=== Data lines ===

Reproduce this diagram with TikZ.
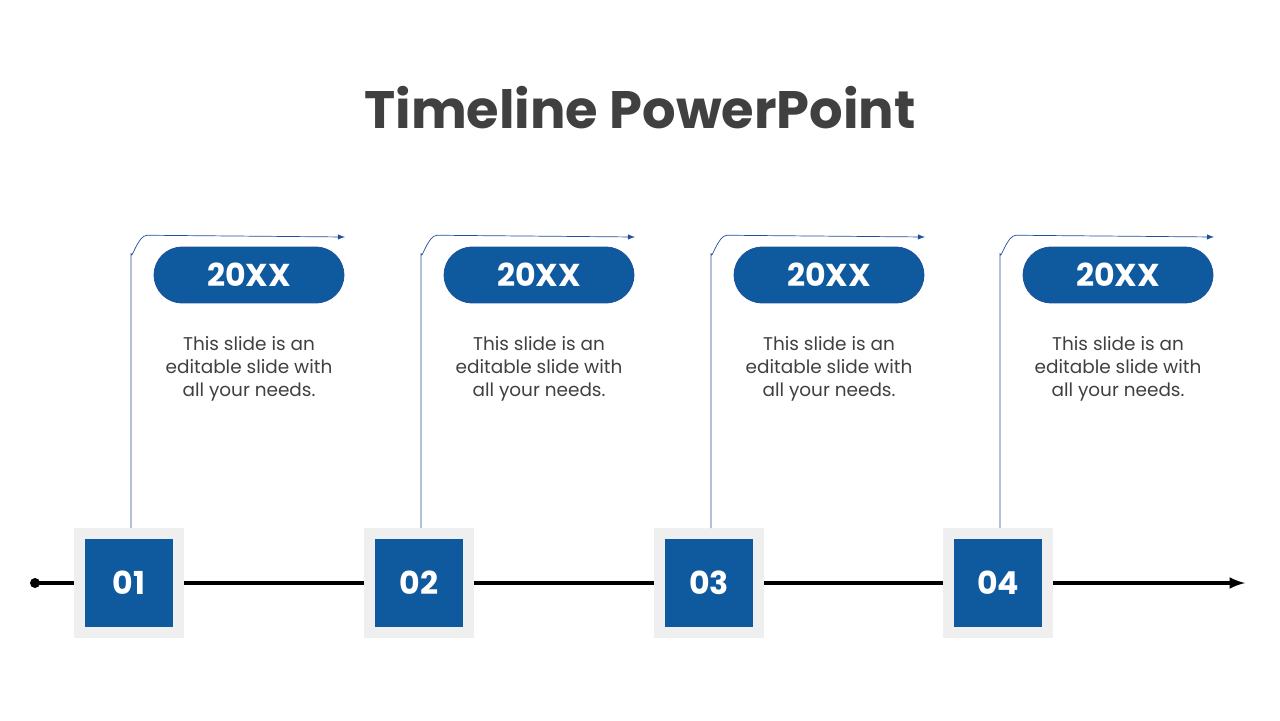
\documentclass[tikz,border=0pt]{standalone}
\usepackage{fontspec}
\setmainfont{Poppins}
\usetikzlibrary{positioning}
\definecolor{tlblue}{HTML}{0F5A9E}
\definecolor{tlline}{HTML}{1F4E9C}
\definecolor{tlgray}{HTML}{404040}
\definecolor{tlframe}{HTML}{EFEFEF}
\begin{document}
\begin{tikzpicture}[x=0.02cm,y=-0.02cm,>=latex,
  every node/.style={align=center},
  numbox/.style={fill=tlblue,draw=tlframe,line width=6pt,minimum size=1.98cm,inner sep=0pt,
    text=white,font=\bfseries\fontsize{18}{20}\selectfont},
  yearpill/.style={fill=tlblue,draw=tlline,rounded corners=0.56cm,minimum width=3.8cm,minimum height=1.12cm,
    text=white,font=\bfseries\fontsize{18}{20}\selectfont},
  desc/.style={text=tlgray,font=\fontsize{10.5}{13}\selectfont}]
  \useasboundingbox (0,0) rectangle (1280,720);
  \node[text=tlgray,font=\bfseries\fontsize{30}{34}\selectfont] (title) at (640,108) {Timeline PowerPoint};
  % main axis
  \fill (35,583) circle (5);
  \coordinate (start) at (35,583);
  \coordinate (end) at (1245,583);
  \draw[->,line width=2pt] (start) -- (end);
  \foreach \i/\x in {1/129,2/419,3/709,4/998}{
    \node[numbox] (n\i) at (\x,583) {0\i};
    \node[yearpill] (y\i) at (\x+120,275) {20XX};
    \node[desc] (d\i) at (\x+120,369) {This slide is an\\editable slide with\\all your needs.};
    \coordinate (a\i) at (\x+216,237);
    \draw[->,tlline,thin] ([xshift=0.04cm]n\i.north) -- ++(0,-275) to[out=-90,in=180] ++(16,-18) -- (a\i);
  }
\end{tikzpicture}
\end{document}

===

Given request -> Out of the material above, gather each line where "with" appears.

Correct result ->
Reproduce this diagram with TikZ.
    \node[desc] (d\i) at (\x+120,369) {This slide is an\\editable slide with\\all your needs.};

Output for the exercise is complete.